> **Data extract**:
==========

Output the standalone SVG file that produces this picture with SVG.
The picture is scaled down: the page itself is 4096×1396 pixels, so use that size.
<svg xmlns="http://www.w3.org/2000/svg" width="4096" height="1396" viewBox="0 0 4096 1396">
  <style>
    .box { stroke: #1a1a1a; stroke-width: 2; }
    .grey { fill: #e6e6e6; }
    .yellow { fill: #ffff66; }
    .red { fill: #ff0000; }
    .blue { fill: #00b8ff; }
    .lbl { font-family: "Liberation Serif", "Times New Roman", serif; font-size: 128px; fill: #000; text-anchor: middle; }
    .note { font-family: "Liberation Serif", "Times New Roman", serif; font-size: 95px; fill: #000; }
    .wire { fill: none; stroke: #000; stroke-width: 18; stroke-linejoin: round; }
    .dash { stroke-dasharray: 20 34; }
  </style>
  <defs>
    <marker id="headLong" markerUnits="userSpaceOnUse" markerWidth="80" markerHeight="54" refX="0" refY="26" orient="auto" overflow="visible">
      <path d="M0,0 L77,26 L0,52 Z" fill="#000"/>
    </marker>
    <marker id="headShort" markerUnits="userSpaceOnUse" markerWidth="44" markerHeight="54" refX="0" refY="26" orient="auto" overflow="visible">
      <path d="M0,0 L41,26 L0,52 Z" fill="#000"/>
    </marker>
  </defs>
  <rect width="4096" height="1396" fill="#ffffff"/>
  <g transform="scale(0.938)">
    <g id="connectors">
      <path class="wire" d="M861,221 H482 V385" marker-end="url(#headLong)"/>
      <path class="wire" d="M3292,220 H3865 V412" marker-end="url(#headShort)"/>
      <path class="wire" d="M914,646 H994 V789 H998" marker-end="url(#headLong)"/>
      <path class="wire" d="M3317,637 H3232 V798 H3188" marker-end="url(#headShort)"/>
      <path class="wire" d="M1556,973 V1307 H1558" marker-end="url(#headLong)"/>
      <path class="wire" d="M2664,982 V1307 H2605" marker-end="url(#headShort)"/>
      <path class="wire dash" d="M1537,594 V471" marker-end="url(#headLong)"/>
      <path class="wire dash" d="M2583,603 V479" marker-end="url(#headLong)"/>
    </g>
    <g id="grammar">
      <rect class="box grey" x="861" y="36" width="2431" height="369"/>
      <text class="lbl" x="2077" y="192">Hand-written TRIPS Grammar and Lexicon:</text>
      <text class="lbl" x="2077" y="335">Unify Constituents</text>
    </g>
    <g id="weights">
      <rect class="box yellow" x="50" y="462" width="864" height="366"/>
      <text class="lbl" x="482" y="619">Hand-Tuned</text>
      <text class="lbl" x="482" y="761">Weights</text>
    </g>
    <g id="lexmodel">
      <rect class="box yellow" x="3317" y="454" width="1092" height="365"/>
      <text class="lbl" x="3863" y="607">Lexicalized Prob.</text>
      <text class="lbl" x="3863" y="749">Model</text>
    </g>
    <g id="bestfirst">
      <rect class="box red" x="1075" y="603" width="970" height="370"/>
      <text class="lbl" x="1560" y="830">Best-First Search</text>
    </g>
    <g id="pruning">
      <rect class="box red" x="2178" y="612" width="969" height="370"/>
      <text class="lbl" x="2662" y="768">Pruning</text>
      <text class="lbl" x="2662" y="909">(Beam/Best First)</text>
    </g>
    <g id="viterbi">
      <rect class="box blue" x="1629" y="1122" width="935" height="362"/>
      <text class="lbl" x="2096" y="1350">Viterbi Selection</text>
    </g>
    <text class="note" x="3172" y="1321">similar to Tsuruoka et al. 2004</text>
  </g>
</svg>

==========

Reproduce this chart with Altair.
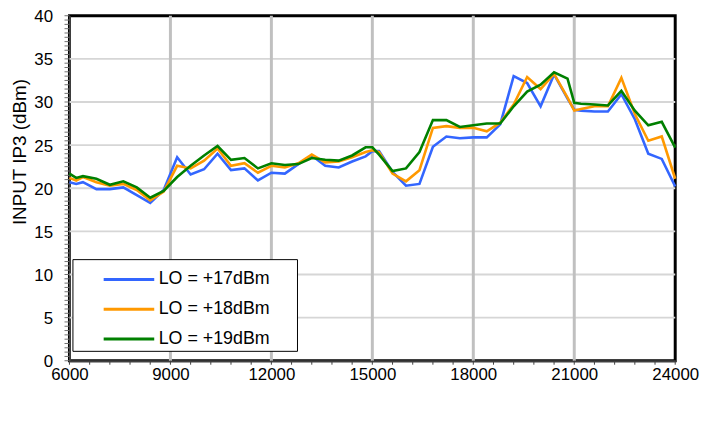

==========

> **Task to complete**:
Which lines include the word "size"? Copy every one of them.

> **Exercise solution**:
The picture is scaled down: the page itself is 4096×1396 pixels, so use that size.
    .lbl { font-family: "Liberation Serif", "Times New Roman", serif; font-size: 128px; fill: #000; text-anchor: middle; }
    .note { font-family: "Liberation Serif", "Times New Roman", serif; font-size: 95px; fill: #000; }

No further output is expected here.